A autora escreve segundo o novo Acordo Ortográfico

Direcção de Património envia à UNESCO projecto para estação de São Bento
DGPC justifica a diligência com o facto de a estação estar inserida na zona do Património Mundial e por estar classificada como imóvel de interesse público

LUSA 21 de Fevereiro de 2018, 17:22
A intervenção na estação do centro do Porto tem sido contestada

A Direcção-Geral do Património Cultural (DGPC) revelou esta quarta-feira que enviou para a UNESCO o Pedido de Informação Prévia (PIP) do projecto do arquitecto Eduardo Souto de Moura para a Estação de São Bento, no centro histórico do Porto, Património Mundial.

A DGPC esclarece estar em causa "o PIP do projecto para a ala sul" da estação ferroviária centenária, onde a empresa Time Out pretende instalar um conceito similar ao que foi inaugurado em Lisboa com o Mercado da Ribeira.

De acordo com a DGPC, a avaliação da UNESCO justifica-se porque São Bento está "inscrita na lista do Património da Humanidade", inserindo-se na classificação do 'Centro Histórico do Porto, Ponte Luiz I e Mosteiro da Serra do Pilar'", para além de ser "Imóvel de Interesse Público", uma classificação que abrange "a gare metálica, os painéis de azulejos e a boca do túnel".

"A DGPC mandou para a UNESCO o PIP do projecto para a ala sul da estação de São Bento, da autoria do arquitecto Eduardo Souto de Moura, ao abrigo do Parágrafo 172 das Orientações técnicas da UNESCO", esclarece aquele organismo numa nota enviada à Lusa.

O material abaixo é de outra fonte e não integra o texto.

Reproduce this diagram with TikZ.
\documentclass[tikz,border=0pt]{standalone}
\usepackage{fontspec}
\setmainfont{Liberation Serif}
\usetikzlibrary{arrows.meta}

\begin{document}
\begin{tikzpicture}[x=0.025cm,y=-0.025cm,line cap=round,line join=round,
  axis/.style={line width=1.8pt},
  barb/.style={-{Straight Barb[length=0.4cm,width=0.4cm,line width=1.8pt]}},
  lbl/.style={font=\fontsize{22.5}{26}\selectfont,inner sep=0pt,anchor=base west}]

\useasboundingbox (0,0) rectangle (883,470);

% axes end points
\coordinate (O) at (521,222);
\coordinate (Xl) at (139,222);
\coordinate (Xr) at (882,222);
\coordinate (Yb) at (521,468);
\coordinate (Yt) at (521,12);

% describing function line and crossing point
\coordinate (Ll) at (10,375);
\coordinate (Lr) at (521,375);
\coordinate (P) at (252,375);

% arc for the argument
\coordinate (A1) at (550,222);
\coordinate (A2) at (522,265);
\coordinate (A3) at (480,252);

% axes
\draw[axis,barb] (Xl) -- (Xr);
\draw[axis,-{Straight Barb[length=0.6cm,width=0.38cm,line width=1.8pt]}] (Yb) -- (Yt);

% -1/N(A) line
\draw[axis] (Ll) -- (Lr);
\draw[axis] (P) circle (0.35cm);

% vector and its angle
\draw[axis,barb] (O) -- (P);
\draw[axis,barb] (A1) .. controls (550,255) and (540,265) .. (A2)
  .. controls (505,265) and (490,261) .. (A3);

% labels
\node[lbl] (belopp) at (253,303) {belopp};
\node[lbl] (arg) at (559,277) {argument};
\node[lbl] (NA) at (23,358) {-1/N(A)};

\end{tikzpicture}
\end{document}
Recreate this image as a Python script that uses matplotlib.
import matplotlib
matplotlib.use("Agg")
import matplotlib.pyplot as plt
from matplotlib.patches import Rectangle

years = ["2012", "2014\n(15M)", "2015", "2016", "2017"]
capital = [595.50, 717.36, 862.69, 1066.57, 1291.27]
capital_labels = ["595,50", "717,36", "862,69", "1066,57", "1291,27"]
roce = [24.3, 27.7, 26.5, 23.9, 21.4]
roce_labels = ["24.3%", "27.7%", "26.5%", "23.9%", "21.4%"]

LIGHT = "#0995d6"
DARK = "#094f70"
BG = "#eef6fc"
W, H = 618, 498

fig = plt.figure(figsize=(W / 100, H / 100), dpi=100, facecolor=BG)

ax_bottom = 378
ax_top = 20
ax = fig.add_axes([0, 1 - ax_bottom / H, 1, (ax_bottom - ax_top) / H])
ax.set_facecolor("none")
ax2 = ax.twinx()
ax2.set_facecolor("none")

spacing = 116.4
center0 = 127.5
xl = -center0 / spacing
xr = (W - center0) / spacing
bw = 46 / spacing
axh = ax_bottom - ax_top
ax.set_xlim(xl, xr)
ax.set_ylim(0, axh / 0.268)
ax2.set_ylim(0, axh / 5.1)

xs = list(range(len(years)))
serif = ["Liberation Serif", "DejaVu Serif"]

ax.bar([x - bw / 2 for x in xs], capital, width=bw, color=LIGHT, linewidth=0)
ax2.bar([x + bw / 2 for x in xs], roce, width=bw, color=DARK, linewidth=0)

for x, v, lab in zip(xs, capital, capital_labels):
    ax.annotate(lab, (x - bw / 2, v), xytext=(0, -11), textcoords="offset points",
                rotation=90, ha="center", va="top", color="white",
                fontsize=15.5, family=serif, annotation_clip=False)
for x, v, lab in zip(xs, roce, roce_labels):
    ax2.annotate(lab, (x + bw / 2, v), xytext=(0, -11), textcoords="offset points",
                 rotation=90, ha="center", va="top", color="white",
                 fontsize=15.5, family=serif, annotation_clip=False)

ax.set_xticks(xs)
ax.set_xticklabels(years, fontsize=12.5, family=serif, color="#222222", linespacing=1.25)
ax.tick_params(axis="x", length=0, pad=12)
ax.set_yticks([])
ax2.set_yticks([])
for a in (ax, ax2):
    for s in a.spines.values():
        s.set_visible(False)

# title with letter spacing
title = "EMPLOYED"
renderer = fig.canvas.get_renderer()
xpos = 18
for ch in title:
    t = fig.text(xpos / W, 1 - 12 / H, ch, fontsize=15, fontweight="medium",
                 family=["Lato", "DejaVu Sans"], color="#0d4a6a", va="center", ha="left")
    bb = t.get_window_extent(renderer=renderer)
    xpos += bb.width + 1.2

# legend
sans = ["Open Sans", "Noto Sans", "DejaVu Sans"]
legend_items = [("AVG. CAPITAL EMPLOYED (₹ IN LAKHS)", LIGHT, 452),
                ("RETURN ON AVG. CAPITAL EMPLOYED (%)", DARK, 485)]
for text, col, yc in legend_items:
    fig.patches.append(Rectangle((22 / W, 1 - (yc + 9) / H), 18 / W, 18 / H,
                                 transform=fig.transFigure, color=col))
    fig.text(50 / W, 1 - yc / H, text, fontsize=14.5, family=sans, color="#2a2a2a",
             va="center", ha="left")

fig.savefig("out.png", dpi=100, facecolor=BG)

O projecto inicial da Time Out para aquele local foi arquivado em Janeiro de 2017 pela Porto Vivo - Sociedade de Reabilitação Urbana (SRU), depois de a empresa pedir a suspensão da apreciação do PIP. Em causa estava um mercado com 2200 metros quadrados, 500 lugares, 15 restaurantes, quatro bares, quatro lojas, uma cafetaria e uma galeria de arte.

Recentemente, o BE revelou ter dirigido uma pergunta ao Ministério da Cultura sobre o que diz ser uma torre com seis pisos e mais de 18 metros de altura proposta pelo arquitecto Souto de Moura para a área da estação de São Bento.

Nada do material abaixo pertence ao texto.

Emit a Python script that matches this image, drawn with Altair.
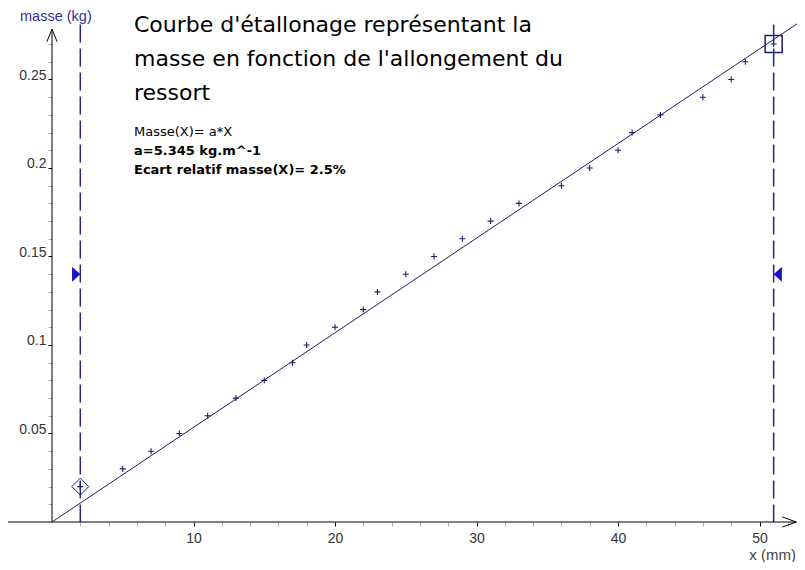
import altair as alt
import pandas as pd

# ---- data ----
allongement_mm = [2, 5, 7, 9, 11, 13, 15, 17, 18, 20, 22, 23, 25, 27, 29, 31, 33,
                  36, 38, 40, 41, 43, 46, 48, 49, 51]
masse_kg = [0.02, 0.03, 0.04, 0.05, 0.06, 0.07, 0.08, 0.09, 0.10, 0.11, 0.12, 0.13,
            0.14, 0.15, 0.16, 0.17, 0.18, 0.19, 0.20, 0.21, 0.22, 0.23, 0.24, 0.25,
            0.26, 0.27]
a_kg_per_mm = 0.005345            # a = 5.345 kg/m
fit_x = [0, 53.3]
cursor_x = [2, 51]
cursor_y = [0.02, 0.27]
cursor_top = 0.281
triangle_y = 0.140
x_domain = [0, 52.65]
y_domain = [0, 0.2836]
x_axis_extent = [-3.4, 52.6]
y_axis_top = 0.2785
x_ticks = list(range(2, 53, 2))
y_ticks = [round(0.01 * i, 2) for i in range(1, 28)]

title_lines = ["Courbe d'étallonage représentant la",
               "masse en fonction de l'allongement du",
               "ressort"]
formula_line = "Masse(X)= a*X"
result_lines = ["a=5.345 kg.m^-1", "Ecart relatif masse(X)= 2.5%"]

NAVY = "#1c1c6c"
CURSOR = "#26267e"
TRI = "#1414c8"

xscale = alt.Scale(domain=x_domain, nice=False, zero=False)
yscale = alt.Scale(domain=y_domain, nice=False, zero=False)

xaxis = alt.Axis(values=x_ticks, domain=False, grid=False, title=None,
                 tickSize=4, labelPadding=5,
                 tickColor={"condition": {"test": "datum.value % 10 === 0", "value": "#000000"},
                            "value": "#b0b0b0"},
                 labelExpr="datum.value % 10 === 0 ? datum.label : ''",
                 labelFont="Liberation Sans", labelFontSize=14, labelColor="#333333")
yaxis = alt.Axis(values=y_ticks, domain=False, grid=False, title=None,
                 tickSize=4, labelPadding=2, labelBaseline="alphabetic",
                 tickColor={"condition": {"test": "round(datum.value*100) % 5 === 0", "value": "#000000"},
                            "value": "#b0b0b0"},
                 labelExpr="round(datum.value*100) % 5 === 0 ? format(datum.value, '.2~f') : ''",
                 labelFont="Liberation Sans", labelFontSize=14, labelColor="#333333")


def X(field):
    return alt.X(field, type="quantitative", scale=xscale, axis=xaxis)


def Y(field):
    return alt.Y(field, type="quantitative", scale=yscale, axis=yaxis)


pts = pd.DataFrame({"x": allongement_mm, "m": masse_kg})

# axis lines
x_axis_line = alt.Chart(pd.DataFrame({"x0": [x_axis_extent[0]], "x1": [x_axis_extent[1]], "y": [0.0]})).mark_rule(
    color="#000000", strokeWidth=1).encode(x=X("x0"), x2="x1", y=Y("y"))
y_axis_line = alt.Chart(pd.DataFrame({"x": [0.0], "y0": [0.0], "y1": [y_axis_top]})).mark_rule(
    color="#000000", strokeWidth=1).encode(x=X("x"), y=Y("y0"), y2="y1")

y_arrow = alt.Chart(pd.DataFrame({"x": [0.0], "y": [y_axis_top]})).mark_point(
    shape="M-0.4,1 L0,0 L0.4,1", size=645, filled=False, color="#000000", strokeWidth=1, opacity=1
).encode(x=X("x"), y=Y("y"))
x_arrow = alt.Chart(pd.DataFrame({"x": [x_axis_extent[1]], "y": [0.0]})).mark_point(
    shape="M-1,-0.36 L0,0 L-1,0.36", size=784, filled=False, color="#000000", strokeWidth=1, opacity=1
).encode(x=X("x"), y=Y("y"))

# cursors (dashes start from the top)
cursors = alt.Chart(pd.DataFrame({"x": cursor_x, "y0": [cursor_top, cursor_top], "y1": [0.0, 0.0]})).mark_rule(
    color=CURSOR, strokeWidth=1.5, strokeDash=[18, 6]).encode(x=X("x"), y=Y("y0"), y2="y1")

diamond = alt.Chart(pd.DataFrame({"x": cursor_x[:1], "y": cursor_y[:1]})).mark_point(
    shape="diamond", size=289, filled=False, color=NAVY, strokeWidth=1, opacity=1
).encode(x=X("x"), y=Y("y"))
square = alt.Chart(pd.DataFrame({"x": cursor_x[1:], "y": cursor_y[1:]})).mark_point(
    shape="square", size=289, filled=False, color=NAVY, strokeWidth=1.5, opacity=1
).encode(x=X("x"), y=Y("y"))

tri_left = alt.Chart(pd.DataFrame({"x": cursor_x[:1], "y": [triangle_y]})).mark_point(
    shape="M-1.1,-1 L0,0 L-1.1,1 Z", size=225, filled=True, color=TRI, opacity=1
).encode(x=X("x"), y=Y("y"))
tri_right = alt.Chart(pd.DataFrame({"x": cursor_x[1:], "y": [triangle_y]})).mark_point(
    shape="M1.1,-1 L0,0 L1.1,1 Z", size=225, filled=True, color=TRI, opacity=1
).encode(x=X("x"), y=Y("y"))

# fitted line  masse = a * x
fit = alt.Chart(pd.DataFrame({"x": fit_x})).transform_calculate(
    m=f"{a_kg_per_mm} * datum.x").mark_line(color=NAVY, strokeWidth=1).encode(x=X("x"), y=Y("m"))

# measured points
points = alt.Chart(pts).mark_point(
    shape="M-1,0 L1,0 M0,-1 L0,1", size=36, filled=False, color=NAVY, strokeWidth=1.1, opacity=1
).encode(x=X("x"), y=Y("m"))

one = pd.DataFrame({"d": [0]})
title_txt = alt.Chart(one).mark_text(
    text=title_lines, align="left", baseline="alphabetic", font="DejaVu Sans", fontSize=22,
    lineHeight=34, color="#000000").encode(x=alt.value(82), y=alt.value(12))
formula_txt = alt.Chart(one).mark_text(
    text=formula_line, align="left", baseline="alphabetic", font="DejaVu Sans", fontSize=13,
    color="#000000").encode(x=alt.value(82), y=alt.value(116))
result_txt = alt.Chart(one).mark_text(
    text=result_lines, align="left", baseline="alphabetic", font="DejaVu Sans", fontSize=13,
    fontWeight="bold", lineHeight=18.5, color="#000000").encode(x=alt.value(82), y=alt.value(135))
ytitle = alt.Chart(one).mark_text(
    text="masse (kg)", align="left", baseline="top", font="Liberation Sans", fontSize=14.5,
    color="#30309a").encode(x=alt.value(-32), y=alt.value(-10))
xtitle = alt.Chart(one).mark_text(
    text="x (mm)", align="right", baseline="alphabetic", font="Liberation Sans", fontSize=15,
    color="#444444").encode(x=alt.value(744), y=alt.value(540))

chart = alt.layer(
    cursors, x_axis_line, y_axis_line, y_arrow, x_arrow, fit, points, diamond, square,
    tri_left, tri_right, title_txt, formula_txt, result_txt, ytitle, xtitle
).properties(
    width=745, height=502,
    padding={"left": 44, "top": 12, "right": 0, "bottom": 40},
    autosize=alt.AutoSizeParams(type="none"),
    background="#ffffff",
).configure_view(stroke=None)

chart.save("out.html", embed_options={"renderer": "svg", "actions": False})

Na reunião camarária do passado dia 6, o presidente da Câmara do Porto, Rui Moreira, declarou-se tranquilo quanto ao novo projecto para a estação de São Bento, por ter obtido da SRU a garantia de que o mesmo não avançava "sem autorização da autarquia". Na mesma sessão do executivo, o PS revelou que estará em causa uma torre com "mais de 20 metros de altura".

Na sexta-feira, o PCP apresentou no Parlamento um projecto de resolução para "recomendar ao Governo que inicie, com a maior urgência possível, o processo de delimitação e criação da Zona Especial de Protecção (ZEP) do Centro Histórico do Porto".

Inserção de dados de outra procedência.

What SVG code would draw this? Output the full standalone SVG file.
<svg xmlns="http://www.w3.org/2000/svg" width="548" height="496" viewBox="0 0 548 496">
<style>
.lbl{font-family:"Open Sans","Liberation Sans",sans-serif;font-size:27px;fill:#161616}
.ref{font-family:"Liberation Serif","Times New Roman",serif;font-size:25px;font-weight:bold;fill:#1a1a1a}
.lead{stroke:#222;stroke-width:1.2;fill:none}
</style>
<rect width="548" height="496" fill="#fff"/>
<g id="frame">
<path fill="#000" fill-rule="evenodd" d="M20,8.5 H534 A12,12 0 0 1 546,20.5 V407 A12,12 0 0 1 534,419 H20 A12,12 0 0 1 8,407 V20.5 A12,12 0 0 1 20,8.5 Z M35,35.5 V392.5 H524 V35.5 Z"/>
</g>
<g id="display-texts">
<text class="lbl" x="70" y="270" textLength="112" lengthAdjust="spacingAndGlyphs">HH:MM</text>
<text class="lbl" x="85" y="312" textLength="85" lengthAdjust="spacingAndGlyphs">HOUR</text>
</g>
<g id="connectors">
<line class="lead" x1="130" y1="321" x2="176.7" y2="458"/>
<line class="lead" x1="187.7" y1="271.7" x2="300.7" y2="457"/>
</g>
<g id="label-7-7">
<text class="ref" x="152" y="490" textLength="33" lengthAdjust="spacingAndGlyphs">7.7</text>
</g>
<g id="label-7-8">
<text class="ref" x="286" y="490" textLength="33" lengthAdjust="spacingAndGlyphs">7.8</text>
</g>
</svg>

No documento, a que a Lusa teve acesso no domingo, o PCP alerta que a protecção foi constituída "depois da classificação daquela zona como Património da Humanidade" (1996), através de publicação "em Diário da República", mas acabou "anulada" por "impugnação judicial da Câmara de Vila Nova de Gaia".

O PCP acrescenta que este mecanismo de protecção "assume particular importância quando a Câmara do Porto, por via da SRU, juntamente com a Administração Central, por via da Direcção-Geral do Património Cultural, se prepara para intervir na Estação de São Bento, Monumento Classificado como Imóvel de Interesse Público e dentro do perímetro do Património Mundial".

Hoje, a DGPC justifica o envio do processo para a UNESCO porque a estação "está classificada como Imóvel de Interesse Público" desde 1997, notando que a classificação se designa "Estação de São Bento, incluindo a gare metálica, os painéis de azulejos e a boca do túnel".

A DGPC acrescenta que a estação "está também inscrita na lista do Património da Humanidade, porque se insere na classificação do 'Centro Histórico do Porto, Ponte Luiz I e Mosteiro da Serra do Pilar'".

A instalação de um projecto da Time Out em S. Bento tem sido alvo de críticas desde que foi tornada pública, a 5 de Outubro de 2016, aquando do centenário da inauguração da Estação de S. Bento.

Na ocasião, o ministro do Planeamento anunciou que seriam instalados no edifício um hostel, um mercado "Time Out, uma loja Starbucks, um café, 15 restaurantes, quatro bares e uma galeria de arte, a concluir até finais de 2017.

A Câmara do Porto anunciou, então, desconhecer qualquer projecto e, em sessão do executivo, alertou que "não prescindia" de se pronunciar sobre o projeto da Time Out, por estar em causa um edifício classificado.